7‐Oxa‐4‐thia‐1‐aza‐bicyclo[3.2.1]octane 4,4‐Dioxides: Mechanochemical Synthesis by Tandem Michael Addition–1,3‐Dipolar Cycloaddition of Aldoximes and Evaluation of Antibacterial Activities

Abstract

A solvent‐free, green, and efficient mechanochemical method for the synthesis of a series of bridged bicyclo aza‐sulfone derivatives, namely 7‐oxa‐4‐thia‐1‐aza‐bicyclo[3.2.1]octane 4,4‐dioxides through tandem Michael addition–1,3‐dipolar cycloaddition of aldoximes was developed. Mechanochemical grinding/milling facilitates quick formation of aldoximes from corresponding aldehydes and hydroxylamine, which upon reaction with divinyl sulfone in a mixer mill affords 7‐oxa‐4‐thia‐1‐aza‐bicyclo[3.2.1]octane 4,4‐dioxide derivatives in good overall yields. The newly synthesized bicyclo aza‐sulfone derivatives 4 were screened for antibacterial activities. Mostly bicyclo aza‐sulfones derived from electron‐rich aromatic aldehydes inhibit the growth of Mycobacterium smegmatis (mc2155) and those from aliphatic aldehydes the growth of Escherichia coli (DH5α) in moderate to good effect. However, butyraldehyde‐derived compound 4r was very effective against both M. smegmatis and E. coli.
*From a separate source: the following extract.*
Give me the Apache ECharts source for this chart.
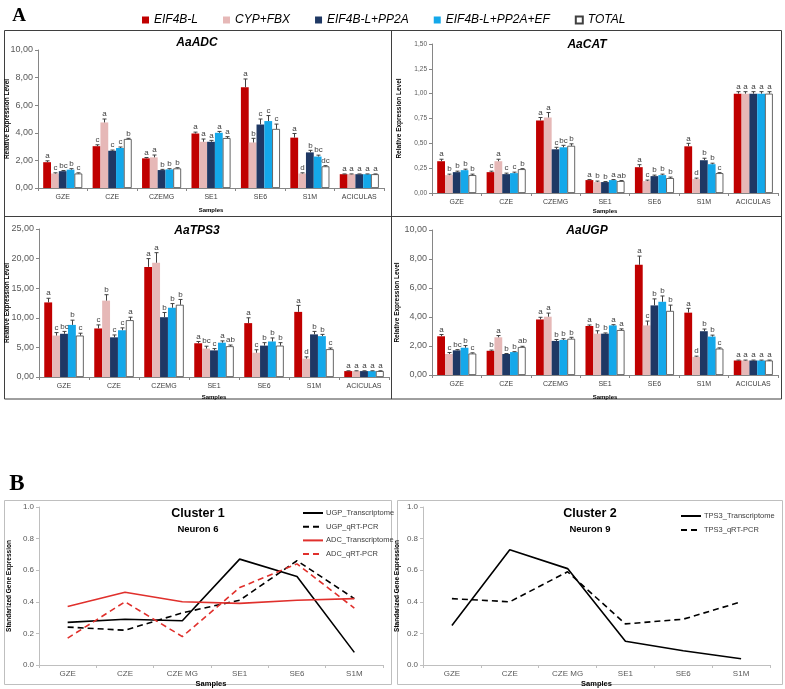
<!DOCTYPE html>
<html><head><meta charset="utf-8">
<script src="https://cdn.jsdelivr.net/npm/echarts@6.0.0/dist/echarts.min.js"></script>
<style>html,body{margin:0;padding:0;background:#fff}#c{width:785px;height:689px}</style>
</head><body><div id="c"></div>
<script>
// ---------- DATA ----------
const categories = ['GZE','CZE','CZEMG','SE1','SE6','S1M','ACICULAS'];
const treatments = ['EIF4B-L','CYP+FBX','EIF4B-L+PP2A','EIF4B-L+PP2A+EF','TOTAL'];
const treatmentColors = ['#C00000','#E6B8B7','#1F3864','#14A8EA','#FFFFFF'];

// rows = treatments, columns = categories
const adcMean = [
  [1.87,3.03,2.15,3.95,7.30,3.65,1.00],
  [1.05,4.75,2.22,3.35,3.30,1.05,1.00],
  [1.22,2.70,1.30,3.35,4.60,2.58,1.00],
  [1.33,2.90,1.35,4.00,4.85,2.28,1.00],
  [1.05,3.55,1.42,3.62,4.28,1.57,1.00]
];
const adcErr = [
  [0.10,0.10,0.06,0.10,0.60,0.30,0.02],
  [0.05,0.25,0.17,0.20,0.30,0.05,0.02],
  [0.05,0.05,0.05,0.10,0.40,0.15,0.02],
  [0.07,0.07,0.05,0.10,0.40,0.10,0.02],
  [0.05,0.05,0.05,0.10,0.35,0.05,0.02]
];
const adcLetters = [
  ['a','c','a','a','a','a','a'],
  ['c','a','a','a','b','d','a'],
  ['bc','c','b','a','c','b','a'],
  ['b','c','b','a','c','bc','a'],
  ['c','b','b','a','c','dc','a']
];

const catMean = [
  [0.32,0.21,0.73,0.13,0.26,0.47,1.00],
  [0.18,0.32,0.76,0.11,0.12,0.14,1.00],
  [0.21,0.19,0.44,0.11,0.17,0.33,1.00],
  [0.23,0.20,0.46,0.13,0.18,0.29,1.00],
  [0.18,0.24,0.475,0.12,0.15,0.20,1.00]
];
const catErr = [
  [0.02,0.01,0.03,0.005,0.025,0.03,0.02],
  [0.01,0.02,0.05,0.01,0.01,0.01,0.02],
  [0.01,0.01,0.02,0.005,0.01,0.02,0.02],
  [0.01,0.01,0.02,0.005,0.01,0.01,0.02],
  [0.01,0.005,0.02,0.005,0.01,0.005,0.02]
];
const catLetters = [
  ['a','c','a','a','a','a','a'],
  ['b','a','a','b','c','d','a'],
  ['b','c','c','b','b','b','a'],
  ['b','c','bc','a','b','b','a'],
  ['b','b','b','ab','b','c','a']
];

const tps3Mean = [
  [12.6,8.2,18.6,5.7,9.1,11.0,1.0],
  [7.0,12.9,19.3,4.8,4.1,3.1,1.0],
  [7.3,6.7,10.1,4.5,5.3,7.2,1.0],
  [8.8,7.9,11.7,5.8,6.0,6.9,1.0],
  [7.0,9.6,12.2,5.2,5.3,4.7,1.0]
];
const tps3Err = [
  [0.7,0.6,1.4,0.3,0.9,1.1,0.05],
  [0.5,1.0,1.7,0.4,0.5,0.3,0.05],
  [0.4,0.4,0.8,0.3,0.5,0.5,0.05],
  [0.8,0.4,0.7,0.3,0.6,0.3,0.05],
  [0.4,0.5,0.9,0.2,0.5,0.2,0.05]
];
const tps3Letters = [
  ['a','c','a','a','a','a','a'],
  ['c','b','a','bc','c','d','a'],
  ['bc','c','b','c','b','b','a'],
  ['b','c','b','a','b','b','a'],
  ['c','a','b','ab','b','c','a']
];

const ugpMean = [
  [2.67,1.67,3.83,3.38,7.60,4.30,1.0],
  [1.45,2.60,4.02,2.85,3.42,1.25,1.0],
  [1.70,1.45,2.35,2.85,4.80,3.02,1.0],
  [1.88,1.58,2.42,3.42,5.05,2.65,1.0],
  [1.48,1.93,2.50,3.10,4.42,1.82,1.0]
];
const ugpErr = [
  [0.12,0.05,0.15,0.07,0.60,0.30,0.03],
  [0.10,0.12,0.25,0.20,0.30,0.05,0.03],
  [0.05,0.03,0.10,0.05,0.45,0.15,0.03],
  [0.15,0.03,0.08,0.05,0.40,0.10,0.03],
  [0.05,0.05,0.10,0.08,0.40,0.05,0.03]
];
const ugpLetters = [
  ['a','b','a','a','a','a','a'],
  ['c','a','a','b','c','d','a'],
  ['bc','b','b','b','b','b','a'],
  ['b','b','b','a','b','b','a'],
  ['c','ab','b','a','b','c','a']
];

const clusterCategories = ['GZE','CZE','CZE MG','SE1','SE6','S1M'];
const ugpTranscriptome = [0.27,0.29,0.28,0.67,0.56,0.08];
const ugpQrtPcr        = [0.24,0.22,0.33,0.41,0.66,0.42];
const adcTranscriptome = [0.37,0.46,0.40,0.39,0.41,0.42];
const adcQrtPcr        = [0.17,0.40,0.18,0.49,0.64,0.36];
const tps3Transcriptome = [0.25,0.73,0.61,0.15,0.09,0.04];
const tps3QrtPcr        = [0.42,0.40,0.59,0.26,0.29,0.40];

// ---------- LAYOUT ----------
const SANS = '"Liberation Sans", Arial, sans-serif';
const GAP = 0.21;
const panels = [
  {title:'AaADC', mean:adcMean, err:adcErr, letters:adcLetters, max:10, interval:2,
   grid:{left:38, top:50, width:346, height:138}, ySize:9, yNameGap:27, xNameGap:19, tx:197, ty:43},
  {title:'AaCAT', mean:catMean, err:catErr, letters:catLetters, max:1.5, interval:0.25,
   grid:{left:432, top:44, width:346, height:149}, ySize:6.5, yNameGap:29, xNameGap:15, tx:587, ty:45},
  {title:'AaTPS3', mean:tps3Mean, err:tps3Err, letters:tps3Letters, max:25, interval:5,
   grid:{left:39, top:229, width:350, height:148}, ySize:9, yNameGap:28, xNameGap:17, tx:197, ty:231},
  {title:'AaUGP', mean:ugpMean, err:ugpErr, letters:ugpLetters, max:10, interval:2,
   grid:{left:432, top:230, width:346, height:145}, ySize:9, yNameGap:31, xNameGap:19, tx:587, ty:231}
];

const grids = [], xAxes = [], yAxes = [], series = [];
const graphics = [];

panels.forEach((p, gi) => {
  grids.push(Object.assign({outerBoundsMode:'none', containLabel:false}, p.grid));
  xAxes.push({
    type:'category', gridIndex:gi, data:categories,
    axisLine:{show:true, lineStyle:{color:'#868686', width:1}},
    axisTick:{show:true, length:3, inside:false, alignWithLabel:false, interval:0, lineStyle:{color:'#868686'}},
    axisLabel:{interval:0, fontSize:7, color:'#404040', fontFamily:SANS, margin:6, hideOverlap:false},
    splitLine:{show:false},
    name:'Samples', nameLocation:'middle', nameGap:p.xNameGap, nameMoveOverlap:false,
    nameTextStyle:{fontSize:6, fontWeight:'bold', color:'#000', fontFamily:SANS}
  });
  yAxes.push({
    type:'value', gridIndex:gi, min:0, max:p.max, interval:p.interval,
    axisLine:{show:true, lineStyle:{color:'#868686', width:1}},
    axisTick:{show:true, length:3, inside:false, lineStyle:{color:'#868686'}},
    axisLabel:{fontSize:p.ySize, color:'#595959', fontFamily:SANS, margin:5,
      formatter: v => v.toFixed(2).replace('.', ',')},
    splitLine:{show:false},
    name:'Relative Expression Level', nameLocation:'middle', nameGap:p.yNameGap, nameRotate:90,
    nameMoveOverlap:false,
    nameTextStyle:{fontSize:6.5, fontWeight:'bold', color:'#000', fontFamily:SANS}
  });
  for (let s = 0; s < 5; s++) {
    series.push({
      type:'bar', name:treatments[s], xAxisIndex:gi, yAxisIndex:gi, data:p.mean[s],
      barGap:'0%', barCategoryGap:(GAP*100)+'%',
      itemStyle:{color:treatmentColors[s], borderColor: s === 4 ? '#404040' : treatmentColors[s], borderWidth: s === 4 ? 0.8 : 0},
      emphasis:{disabled:true}, animation:false
    });
  }
  const errData = [], letterFlat = [];
  for (let s = 0; s < 5; s++) for (let c = 0; c < categories.length; c++) {
    errData.push([c, s, p.mean[s][c], p.err[s][c]]);
    letterFlat.push(p.letters[s][c]);
  }
  series.push({
    type:'custom', name:'err_' + p.title, xAxisIndex:gi, yAxisIndex:gi, data:errData,
    encode:{x:0, y:2}, z:5, clip:false, animation:false, silent:true,
    renderItem:(params, api) => {
      const c = api.value(0), s = api.value(1), m = api.value(2), e = api.value(3);
      const band = api.size([1, 0])[0];
      const group = band * (1 - GAP), bw = group / 5;
      const p0 = api.coord([c, m]), p1 = api.coord([c, m + e]);
      const x = Math.round(p0[0] - group / 2 + bw * (s + 0.5)) + 0.5;
      return {type:'group', children:[
        {type:'line', shape:{x1:x, y1:p0[1], x2:x, y2:p1[1]}, style:{stroke:'#404040', lineWidth:1}},
        {type:'line', shape:{x1:x - 2, y1:p1[1], x2:x + 2, y2:p1[1]}, style:{stroke:'#404040', lineWidth:1}},
        {type:'text', style:{text:letterFlat[params.dataIndex], x:x, y:p1[1] - 1, align:'center', verticalAlign:'bottom',
          fontSize:8, fill:'#404040', fontFamily:SANS}}
      ]};
    }
  });
  graphics.push({type:'text', x:p.tx, y:p.ty, style:{text:p.title, align:'center', verticalAlign:'middle',
    fontSize:12, fontWeight:'bold', fontStyle:'italic', fill:'#000', fontFamily:SANS}});
});

// Panel B
const clusterPanels = [
  {grid:{left:39, top:507, width:344, height:158}, yNameGap:26,
   lines:[['UGP_Transcriptome', ugpTranscriptome, '#000000', 'solid'],
          ['UGP_qRT-PCR', ugpQrtPcr, '#000000', [6,4]],
          ['ADC_Transcriptome', adcTranscriptome, '#E0302C', 'solid'],
          ['ADC_qRT-PCR', adcQrtPcr, '#E0302C', [6,4]]],
   title:'Cluster 1', sub:'Neuron 6', tx:198},
  {grid:{left:423, top:507, width:347, height:158}, yNameGap:22,
   lines:[['TPS3_Transcriptome', tps3Transcriptome, '#000000', 'solid'],
          ['TPS3_qRT-PCR', tps3QrtPcr, '#000000', [6,4]]],
   title:'Cluster 2', sub:'Neuron 9', tx:590}
];
clusterPanels.forEach((p, k) => {
  const gi = 4 + k;
  grids.push(Object.assign({outerBoundsMode:'none', containLabel:false}, p.grid));
  xAxes.push({
    type:'category', gridIndex:gi, data:clusterCategories, boundaryGap:true,
    axisLine:{show:true, lineStyle:{color:'#BFBFBF'}},
    axisTick:{show:true, length:3, alignWithLabel:false, interval:0, lineStyle:{color:'#BFBFBF'}},
    axisLabel:{interval:0, fontSize:8, color:'#595959', fontFamily:SANS, margin:5},
    splitLine:{show:false},
    name:'Samples', nameLocation:'middle', nameGap:15, nameMoveOverlap:false,
    nameTextStyle:{fontSize:7.5, fontWeight:'bold', color:'#000', fontFamily:SANS}
  });
  yAxes.push({
    type:'value', gridIndex:gi, min:0, max:1, interval:0.2,
    axisLine:{show:true, lineStyle:{color:'#BFBFBF'}},
    axisTick:{show:true, length:3, lineStyle:{color:'#BFBFBF'}},
    axisLabel:{fontSize:8, color:'#595959', fontFamily:SANS, margin:5, formatter:v => v.toFixed(1)},
    splitLine:{show:false},
    name:'Standarized Gene Expression', nameLocation:'middle', nameGap:p.yNameGap, nameRotate:90,
    nameMoveOverlap:false,
    nameTextStyle:{fontSize:6.5, fontWeight:'bold', color:'#000', fontFamily:SANS}
  });
  p.lines.forEach(l => {
    series.push({type:'line', name:l[0], xAxisIndex:gi, yAxisIndex:gi, data:l[1],
      symbol:'none', showSymbol:false, animation:false, silent:true,
      itemStyle:{color:l[2]},
      lineStyle:{color:l[2], width:1.6, type:l[3]}});
  });
  graphics.push({type:'text', x:p.tx, y:514, style:{text:p.title, align:'center', verticalAlign:'middle',
    fontSize:12.5, fontWeight:'bold', fill:'#000', fontFamily:SANS}});
  graphics.push({type:'text', x:p.tx, y:529, style:{text:p.sub, align:'center', verticalAlign:'middle',
    fontSize:9.5, fontWeight:'bold', fill:'#000', fontFamily:SANS}});
});

// frames and panel letters
graphics.push(
  {type:'rect', shape:{x:4.5, y:30.5, width:777, height:368.5}, style:{fill:'none', stroke:'#3F3F3F', lineWidth:1}, z:-1},
  {type:'line', shape:{x1:391.5, y1:30.5, x2:391.5, y2:399}, style:{stroke:'#3F3F3F', lineWidth:1}, z:-1},
  {type:'line', shape:{x1:4.5, y1:216.5, x2:781.5, y2:216.5}, style:{stroke:'#3F3F3F', lineWidth:1}, z:-1},
  {type:'rect', shape:{x:4.5, y:500.5, width:387, height:184}, style:{fill:'none', stroke:'#BFBFBF', lineWidth:1}, z:-1},
  {type:'rect', shape:{x:397.5, y:500.5, width:385, height:184}, style:{fill:'none', stroke:'#BFBFBF', lineWidth:1}, z:-1},
  {type:'text', x:19, y:16, style:{text:'A', align:'center', verticalAlign:'middle', fontSize:19, fontWeight:'bold',
    fill:'#000', fontFamily:'"Liberation Serif", "Times New Roman", serif'}},
  {type:'text', x:17, y:484, style:{text:'B', align:'center', verticalAlign:'middle', fontSize:23, fontWeight:'bold',
    fill:'#000', fontFamily:'"Liberation Serif", "Times New Roman", serif'}}
);

const lineLegendBase = {orient:'vertical', itemWidth:20, itemHeight:8, padding:0,
  itemStyle:{opacity:0, borderWidth:0},
  textStyle:{fontSize:7.5, color:'#404040', fontFamily:SANS, padding:[0,0,0,-2]}};

const option = {
  backgroundColor:'#ffffff',
  animation:false,
  grid:grids, xAxis:xAxes, yAxis:yAxes, series:series,
  legend:[
    {data:treatments, left:142, top:14, orient:'horizontal', itemWidth:7, itemHeight:7, itemGap:25, padding:0,
     icon:'rect', textStyle:{fontSize:12, fontStyle:'italic', color:'#000', fontFamily:SANS}},
    Object.assign({data:['UGP_Transcriptome','UGP_qRT-PCR','ADC_Transcriptome','ADC_qRT-PCR'],
      left:302, top:509, itemGap:5.7}, lineLegendBase),
    Object.assign({data:['TPS3_Transcriptome','TPS3_qRT-PCR'], left:680, top:512, itemGap:6}, lineLegendBase)
  ],
  graphic:graphics
};
const chart = echarts.init(document.getElementById('c'), null, {renderer:'canvas', width:785, height:689});
chart.setOption(option);
</script>
</body></html>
The key advantages of this mechanochemical method are catalyst‐ and solvent‐free conditions, shorter reaction time, and formation of a new series of 7‐oxa‐4‐thia‐1‐aza‐bicyclo[3.2.1]octane 4,4‐dioxide derivatives, which are good antibacterial agents against M. smegmatis and E. coli.